** Begin DATA SHOWN **

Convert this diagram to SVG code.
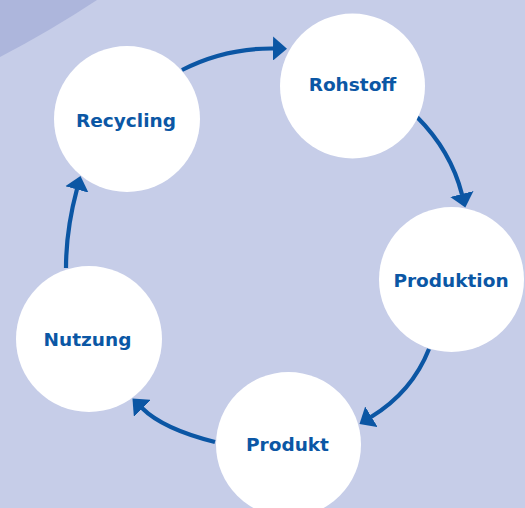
<svg xmlns="http://www.w3.org/2000/svg" width="525" height="508" viewBox="0 0 525 508">
  <defs>
    <marker id="ah" viewBox="0 0 14 24" markerWidth="14" markerHeight="24" markerUnits="userSpaceOnUse" refX="0.5" refY="12" orient="auto">
      <path d="M0,0 L14,12 L0,24 Z" fill="#0b56a4"/>
    </marker>
    <style>
      .node circle { fill: #ffffff; }
      .node text { font-family: "DejaVu Sans", Verdana, sans-serif; font-weight: bold; font-size: 18.5px; fill: #0b57a5; text-anchor: middle; }
      .conn path { fill: none; stroke: #0b56a4; stroke-width: 4.2; marker-end: url(#ah); }
    </style>
  </defs>
  <rect x="0" y="0" width="525" height="508" fill="#c6cde8"/>
  <path d="M0,0 L0,57 Q50,31 97,0 Z" fill="#adb6dc"/>
  <g id="connectors" class="conn">
    <path d="M182,70 Q225,48 273.5,48.5"/>
    <path d="M417,117 Q451,151 462,194.5"/>
    <path d="M429,349 Q412,392 371,417"/>
    <path d="M215,442 Q163,429 142,408"/>
    <path d="M66,268 Q66,230 77,189"/>
  </g>
  <g id="node-recycling" class="node">
    <circle cx="127" cy="119" r="73"/>
    <text x="126" y="127">Recycling</text>
  </g>
  <g id="node-rohstoff" class="node">
    <circle cx="352.5" cy="86" r="72.5"/>
    <text x="352.5" y="91">Rohstoff</text>
  </g>
  <g id="node-produktion" class="node">
    <circle cx="451.5" cy="279.5" r="72.5"/>
    <text x="451" y="287">Produktion</text>
  </g>
  <g id="node-produkt" class="node">
    <circle cx="288.5" cy="444.5" r="72.5"/>
    <text x="287.5" y="451">Produkt</text>
  </g>
  <g id="node-nutzung" class="node">
    <circle cx="89" cy="339" r="73"/>
    <text x="87.5" y="346">Nutzung</text>
  </g>
</svg>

** End DATA SHOWN **

EXERCISE GOAL: Go through the data above and transcribe it in full, omitting any image.

RESPONSE BELOW:
Convert this diagram to SVG code.
<svg xmlns="http://www.w3.org/2000/svg" width="525" height="508" viewBox="0 0 525 508">
  <defs>
    <marker id="ah" viewBox="0 0 14 24" markerWidth="14" markerHeight="24" markerUnits="userSpaceOnUse" refX="0.5" refY="12" orient="auto">
      <path d="M0,0 L14,12 L0,24 Z" fill="#0b56a4"/>
    </marker>
    <style>
      .node circle { fill: #ffffff; }
      .node text { font-family: "DejaVu Sans", Verdana, sans-serif; font-weight: bold; font-size: 18.5px; fill: #0b57a5; text-anchor: middle; }
      .conn path { fill: none; stroke: #0b56a4; stroke-width: 4.2; marker-end: url(#ah); }
    </style>
  </defs>
  <rect x="0" y="0" width="525" height="508" fill="#c6cde8"/>
  <path d="M0,0 L0,57 Q50,31 97,0 Z" fill="#adb6dc"/>
  <g id="connectors" class="conn">
    <path d="M182,70 Q225,48 273.5,48.5"/>
    <path d="M417,117 Q451,151 462,194.5"/>
    <path d="M429,349 Q412,392 371,417"/>
    <path d="M215,442 Q163,429 142,408"/>
    <path d="M66,268 Q66,230 77,189"/>
  </g>
  <g id="node-recycling" class="node">
    <circle cx="127" cy="119" r="73"/>
    <text x="126" y="127">Recycling</text>
  </g>
  <g id="node-rohstoff" class="node">
    <circle cx="352.5" cy="86" r="72.5"/>
    <text x="352.5" y="91">Rohstoff</text>
  </g>
  <g id="node-produktion" class="node">
    <circle cx="451.5" cy="279.5" r="72.5"/>
    <text x="451" y="287">Produktion</text>
  </g>
  <g id="node-produkt" class="node">
    <circle cx="288.5" cy="444.5" r="72.5"/>
    <text x="287.5" y="451">Produkt</text>
  </g>
  <g id="node-nutzung" class="node">
    <circle cx="89" cy="339" r="73"/>
    <text x="87.5" y="346">Nutzung</text>
  </g>
</svg>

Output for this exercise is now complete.